Identification of C/EBPδ-Modifying Compounds as Potential Anticancer Agents Using a High-Throughput Drug Screen
CCAAT/enhancer-binding protein delta, commonly referred to as C/EBPδ, has been implicated in diverse roles in cancer progression. Studies have indicated that C/EBPδ can foster tumor growth, contribute to the development of drug resistance, and promote the formation of metastases in certain types of cancer. Conversely, our previous work has demonstrated that the re-expression of C/EBPδ can actually limit the characteristics associated with tumor progression in pancreatic ductal adenocarcinoma, or PDAC. Consequently, the pharmacological manipulation of C/EBPδ activity, either through activation or inhibition, may hold clinical significance. The ability to modulate C/EBPδ is also highly desirable for preclinical investigations aimed at understanding its function in various cancer contexts. However, it is noteworthy that only a limited number of molecules capable of modifying C/EBPδ activity have been identified to date.

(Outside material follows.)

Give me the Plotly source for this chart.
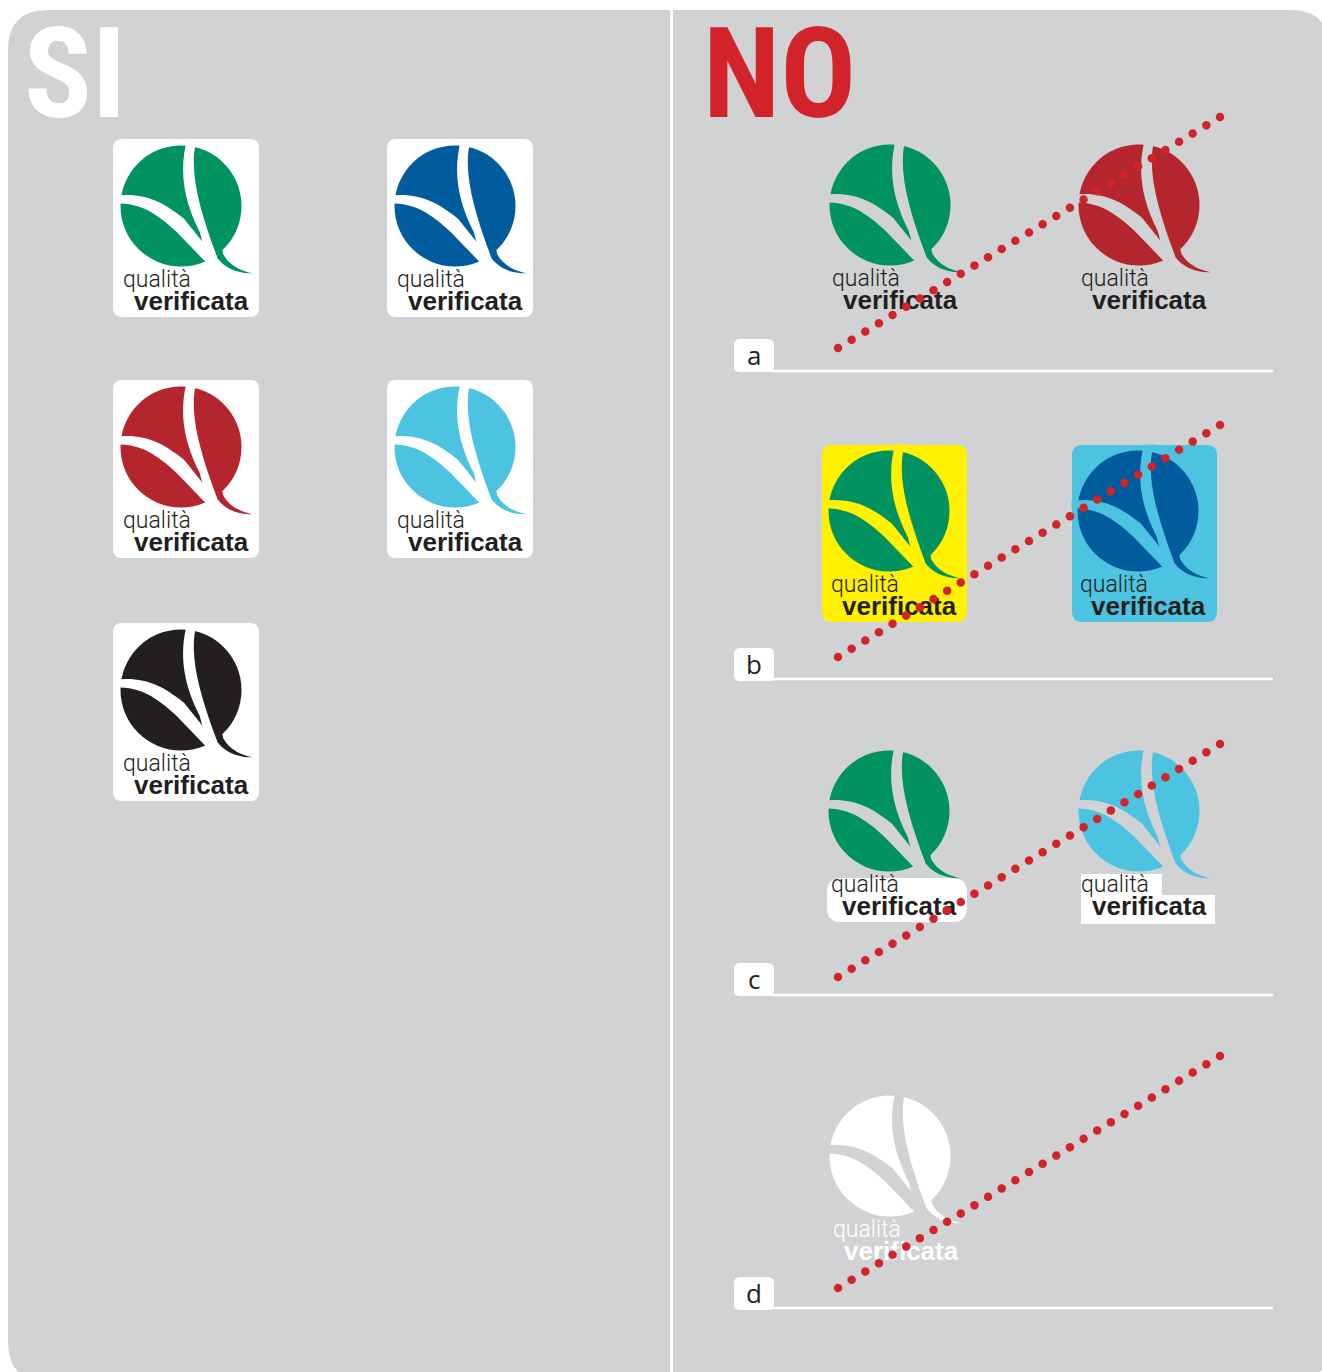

In this study, we present the results of a high-throughput screening of chemical compounds, utilizing a newly developed enhanced green fluorescent protein, or eGFP, reporter system. The objective of this screen was to identify additional compounds that could either enhance or diminish the transcriptional activity of C/EBPδ. Through the screening of 1402 small molecule inhibitors, we successfully identified a total of 22 potent inducers and 18 inhibitors of C/EBPδ-mediated eGFP fluorescence. To gain further insight into the mechanisms of action of these compounds, we performed pathway enrichment analysis. This analysis revealed a general trend: the inhibition of the cell cycle tends to induce an increase in C/EBPδ activity, while compounds that target the PI3K/Akt/mTOR signaling pathway tend to reduce C/EBPδ activity.
We further validated the potential importance of cell cycle-mediated regulation of C/EBPδ by demonstrating that four of the most effective C/EBPδ activators identified in our screen—specifically R547, PHA793387, AZD5438, and AT7519, all of which are multi-cyclin-dependent kinase, or CDK, inhibitors—were able to limit the clonal expansion of PDAC cells. Beyond providing a valuable collection of compounds that can modulate C/EBPδ for use in preclinical studies, this research contributes to a broader understanding of the molecular mechanisms that regulate C/EBPδ, both in general and specifically within the context of PDAC.